If you are looking for an action movie, this is the one to see. Yeah, some things are overdone and unbelievable, but it’s not overly excessive like most movies. The core of the movie is the plot and characters, not just action.

Maze Runner, movie review

I wanted to like this movie. I really did. I remember some classic movies where people are abducted and put into a maze or puzzle and they must figure out how to escape. You know, like the Saw movies but with a real plot and not all the gore. That’s what I was expecting when I went to see Maze Runner.

As I started watching it, I realized it was more “Lord of the Flies” than it was a cool maze. The idea is these kids are being put there and they were supposed to be trying to leave, but instead one kid got it in his head that they should stay. So they all stayed. For three years they stayed. So then a kid who helped design the maze is put in, to help them get out. I’m thinking, that makes sense, I would get upset too if the people weren’t playing the game.

It only takes the new arrival three days and he gets the kids out. Yup, that’s right, they get out of the maze. Now here is where this goes from a good movie, to a bad. All in the last fifteen minutes.

All they needed to do was END it. Give me the bad guy, give me a nice simple reason as for why they were being put in the maze. And I would be happy.

But no. The movie twists, warps and decides it wants to be like Divergent and Hunger Games. Let’s go all geo-political and draw this plot out for three books and four movies. The kids get out, only to find that that was only step one in the massive puzzle of “tests” they must endure.

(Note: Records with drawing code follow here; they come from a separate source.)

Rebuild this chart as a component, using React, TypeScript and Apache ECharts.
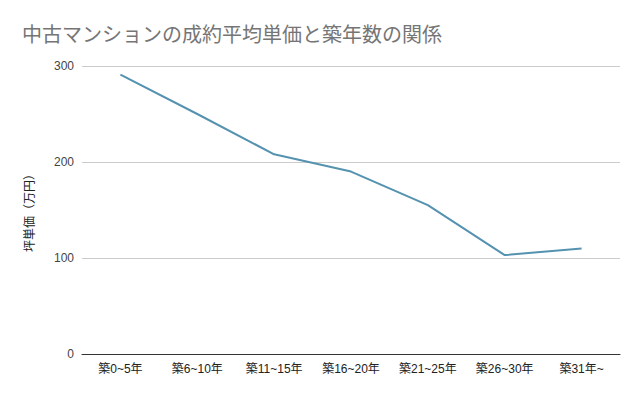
import React, { useEffect, useRef } from "react";
import * as echarts from "echarts";

const title = "中古マンションの成約平均単価と築年数の関係";
const yAxisName = "坪単価（万円）";
const categories = ["築0~5年", "築6~10年", "築11~15年", "築16~20年", "築21~25年", "築26~30年", "築31年~"];
const values = [291, 250, 208, 190, 155, 103, 110];

export default function App() {
  const ref = useRef<HTMLDivElement>(null);
  useEffect(() => {
    const chart = echarts.init(ref.current!, null, { renderer: "svg" });
    chart.setOption({
      animation: false,
      backgroundColor: "#ffffff",
      title: {
        text: title,
        left: 17,
        top: 18,
        textStyle: { color: "#757575", fontSize: 20, fontWeight: "normal", fontFamily: "Noto Sans CJK JP" },
      },
      grid: { left: 82, right: 20, top: 66, bottom: 42 },
      xAxis: {
        type: "category",
        data: categories,
        boundaryGap: true,
        axisTick: { show: false },
        axisLine: { lineStyle: { color: "#333333", width: 1 } },
        axisLabel: { color: "#222222", fontSize: 12, margin: 9, fontFamily: "Liberation Sans, Noto Sans CJK JP" },
      },
      yAxis: {
        type: "value",
        min: 0,
        max: 300,
        interval: 100,
        name: yAxisName,
        nameLocation: "middle",
        nameGap: 48,
        nameTextStyle: { color: "#222222", fontSize: 12, fontFamily: "Noto Sans CJK JP" },
        axisLine: { show: false },
        axisTick: { show: false },
        axisLabel: { color: "#444444", fontSize: 12, margin: 8, fontFamily: "Liberation Sans" },
        splitLine: { lineStyle: { color: "#cccccc", width: 1 } },
      },
      series: [
        {
          type: "line",
          data: values,
          showSymbol: false,
          symbol: "none",
          lineStyle: { color: "#5592b0", width: 2 },
        },
      ],
    });
    return () => chart.dispose();
  }, []);
  return <div ref={ref} style={{ width: 640, height: 396, position: "absolute", left: 0, top: 0 }} />;
}
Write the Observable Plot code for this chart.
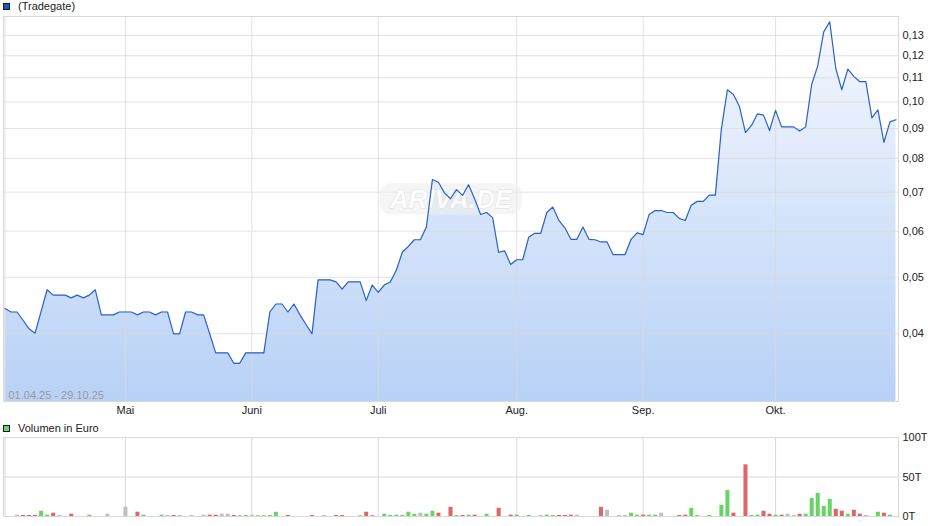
<!DOCTYPE html>
<html><head><meta charset="utf-8">
<script src="https://cdn.jsdelivr.net/npm/d3@7"></script>
<script src="https://cdn.jsdelivr.net/npm/@observablehq/plot@0.6"></script>
<style>
body{margin:0;background:#fff;font-family:"Liberation Sans",Arial,sans-serif;}
#wrap{position:relative;width:940px;height:526px;overflow:hidden;background:#fff;}
.leg{position:absolute;left:3px;font-size:11px;color:#222;display:flex;align-items:center;height:12px;line-height:12px;white-space:nowrap;}
.sq{display:inline-block;width:5px;height:5px;border:1px solid #1a1a1a;margin-right:8px;}
#p1,#p2{position:absolute;left:0;}
</style></head>
<body><div id="wrap">
<div id="p1" style="top:0"></div>
<div id="p2" style="top:420px"></div>
<div class="leg" style="top:0px"><span class="sq" style="background:#1d56c0"></span>(Tradegate)</div>
<div class="leg" style="top:422px"><span class="sq" style="background:#6bd56b"></span>Volumen in Euro</div>
</div>
<script>
// Trading-day closing prices (Tradegate), 01.04.25 - 29.10.25
const price = [
 0.0442,0.0436,0.0436,0.0422,0.0408,0.0401,0.0437,0.0476,0.0466,0.0466,
 0.0466,0.0461,0.0466,0.0461,0.0466,0.0476,0.0431,0.0431,0.0431,0.0436,
 0.0436,0.0436,0.0431,0.0436,0.0436,0.0431,0.0436,0.0436,0.0400,0.0400,
 0.0436,0.0436,0.0431,0.0431,0.0400,0.0371,0.0371,0.0371,0.0356,0.0356,
 0.0371,0.0371,0.0371,0.0371,0.0436,0.0450,0.0450,0.0436,0.0450,0.0431,
 0.0415,0.0400,0.0495,0.0495,0.0495,0.0491,0.0477,0.0491,0.0491,0.0491,
 0.0456,0.0485,0.0471,0.0485,0.0491,0.0514,0.0552,0.0565,0.0580,0.0580,
 0.0610,0.0736,0.0728,0.0698,0.0682,0.0707,0.0691,0.0721,0.0682,0.0641,
 0.0646,0.0633,0.0552,0.0555,0.0526,0.0536,0.0536,0.0586,0.0595,0.0595,
 0.0646,0.0660,0.0626,0.0608,0.0581,0.0581,0.0610,0.0581,0.0580,0.0575,
 0.0575,0.0547,0.0547,0.0547,0.0581,0.0596,0.0592,0.0641,0.0651,0.0651,
 0.0646,0.0646,0.0631,0.0626,0.0665,0.0675,0.0675,0.0692,0.0692,0.0899,
 0.1049,0.1030,0.0982,0.0886,0.0911,0.0954,0.0949,0.0893,0.0967,0.0906,
 0.0906,0.0906,0.0891,0.0906,0.1071,0.1153,0.1319,0.1372,0.1141,0.1049,
 0.1138,0.1106,0.1083,0.1083,0.0939,0.0969,0.0852,0.0924,0.0932];

// Daily volume in thousand euro (T)
const volume = [
 0,0,1.7,1.3,1.3,1.3,6.7,1.7,4.2,1.3,
 0,2.9,0,0,1.7,0,0,2.9,0,0,
 11.7,0,5.4,1.7,0,0,1.7,1.3,1.3,1.3,
 0,1.3,0,1.7,1.7,1.7,2.9,2.9,1.3,1.3,
 1.3,1.7,1.3,1.3,1.3,5.4,0,1.3,0,0,
 0,1.3,0,1.3,0,1.3,1.3,0,0,1.3,
 5.4,1.3,0,2.9,1.3,1.7,1.3,5.4,2.9,4.2,
 2.9,6.7,4.2,0,11.7,1.3,1.3,1.7,1.7,0,
 2.9,0,10.4,0,1.7,1.7,0,1.3,0,1.3,
 1.7,1.3,1.3,1.3,1.7,1.7,0,0,0,11.7,
 7.9,0,1.3,1.3,4.2,1.7,1.7,1.7,1.7,4.2,
 0,0,1.3,1.7,10.4,1.3,0,1.3,0,14.2,
 32.9,4.2,0,65.4,1.3,1.7,6.7,2.9,1.7,1.7,
 2.9,1.3,2.9,2.9,22.9,29.2,12.9,21.7,9.2,6.7,
 2.9,7.9,2.9,1.3,0,5.4,4.2,1.7,0];

// Month starts as trading-day indices
const monthIdx = [0, 20, 41, 62, 85, 106, 128];
const monthLabels = ["", "Mai", "Juni", "Juli", "Aug.", "Sep.", "Okt."];
const yTicks = [0.04, 0.05, 0.06, 0.07, 0.08, 0.09, 0.10, 0.11, 0.12, 0.13];
const volTicks = [0, 50, 100];
const volLabels = ["0T", "50T", "100T"];
const dateRange = "01.04.25 - 29.10.25";

const xDomain = [-0.25, 148.42];
const yDomain = [0.030612, 0.14013];
const grid = "#d9d9d9";
const font = '"Liberation Sans", Arial, sans-serif';

const data = price.map((v, i) => ({i, v}));
const fmt = d => d.toFixed(2).replace(".", ",");

const p1 = Plot.plot({
  width: 940, height: 420,
  marginTop: 16, marginLeft: 3, marginRight: 42, marginBottom: 19,
  style: {fontSize: "11px", fontFamily: font, color: "#222", background: "transparent", overflow: "visible"},
  x: {domain: xDomain, ticks: monthIdx, tickFormat: d => monthLabels[monthIdx.indexOf(d)], tickSize: 0, tickPadding: 5, label: null},
  y: {type: "log", domain: yDomain, axis: "right", ticks: yTicks, tickFormat: fmt, tickSize: 0, tickPadding: 4, label: null},
  marks: [
    Plot.areaY(data, {x: "i", y1: yDomain[0], y2: "v", fill: "url(#pgrad)"}),
    Plot.ruleY(yTicks, {stroke: grid, strokeOpacity: 0.75}),
    Plot.ruleX(monthIdx, {stroke: grid, strokeOpacity: 0.75}),
    Plot.text([dateRange], {frameAnchor: "bottom-left", dx: 5, dy: -6, lineAnchor: "middle", textAnchor: "start", fill: "#9a9a9a", fontSize: 11}),
    Plot.text(["ARIVA.DE"], {frameAnchor: "middle", dy: -9, fontSize: 26, fontWeight: "bold", fontStyle: "italic", fill: "#ffffff", fillOpacity: 0.85, stroke: "#e2e2e2", strokeWidth: 1, className: "wm"}),
    Plot.lineY(data, {x: "i", y: "v", stroke: "#2b62c7", strokeWidth: 1.2}),
    Plot.frame({stroke: grid})
  ]
});
document.getElementById("p1").appendChild(p1);
d3.select(p1).insert("defs", ":first-child").html(
  '<linearGradient id="pgrad" x1="0" y1="0" x2="0" y2="1">' +
  '<stop offset="0" stop-color="#f5f8fe"/><stop offset="1" stop-color="#b8d1f6"/></linearGradient>');
// watermark background box, sized from the watermark text
const wm = p1.querySelector("g.wm") || Array.from(p1.querySelectorAll("text")).find(t => t.textContent === "ARIVA.DE").parentNode;
if (wm) {
  const bb = wm.getBBox();
  d3.select(wm).insert("rect", ":first-child")
    .attr("x", bb.x - 9).attr("y", bb.y - 1).attr("width", bb.width + 18).attr("height", bb.height + 1)
    .attr("rx", 11).attr("fill", "#eeeeee").attr("fill-opacity", 0.6).attr("stroke", "none");
}

const colors = {"1": "#68d468", "-1": "#dd6666", "0": "#bfbfbf"};
const vdata = volume.map((v, i) => ({i, v, dir: i === 0 ? 0 : Math.sign(price[i] - price[i - 1])})).filter(d => d.v > 0);

const p2 = Plot.plot({
  width: 940, height: 106,
  marginTop: 17, marginLeft: 3, marginRight: 42, marginBottom: 10,
  style: {fontSize: "11px", fontFamily: font, color: "#222", background: "transparent", overflow: "visible"},
  x: {domain: xDomain, axis: null},
  y: {domain: [0, 100], axis: "right", ticks: volTicks, tickFormat: d => volLabels[volTicks.indexOf(d)], tickSize: 0, tickPadding: 4, label: null},
  marks: [
    Plot.ruleY([50], {stroke: grid}),
    Plot.ruleX(monthIdx, {stroke: grid}),
    Plot.frame({stroke: grid}),
    Plot.ruleX(vdata, {x: "i", y1: 0, y2: "v", stroke: d => colors[String(d.dir)], strokeWidth: 4})
  ]
});
document.getElementById("p2").appendChild(p2);
</script>
</body></html>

I’m like, WTF? It took those kids THREE YEARS to get out of the maze. Is this like a competition to win a 401K retirement plan? Cause the rate this is going, that’s what these kids will want by the time they finish.

Maybe I’m just sick and tired of dystopian movies involving putting kids in harm’s way. This was too much like Hunger Games, Divergent and the Giver. See it if you want, but be forewarned, the ending is crummy–in more ways than I already told you.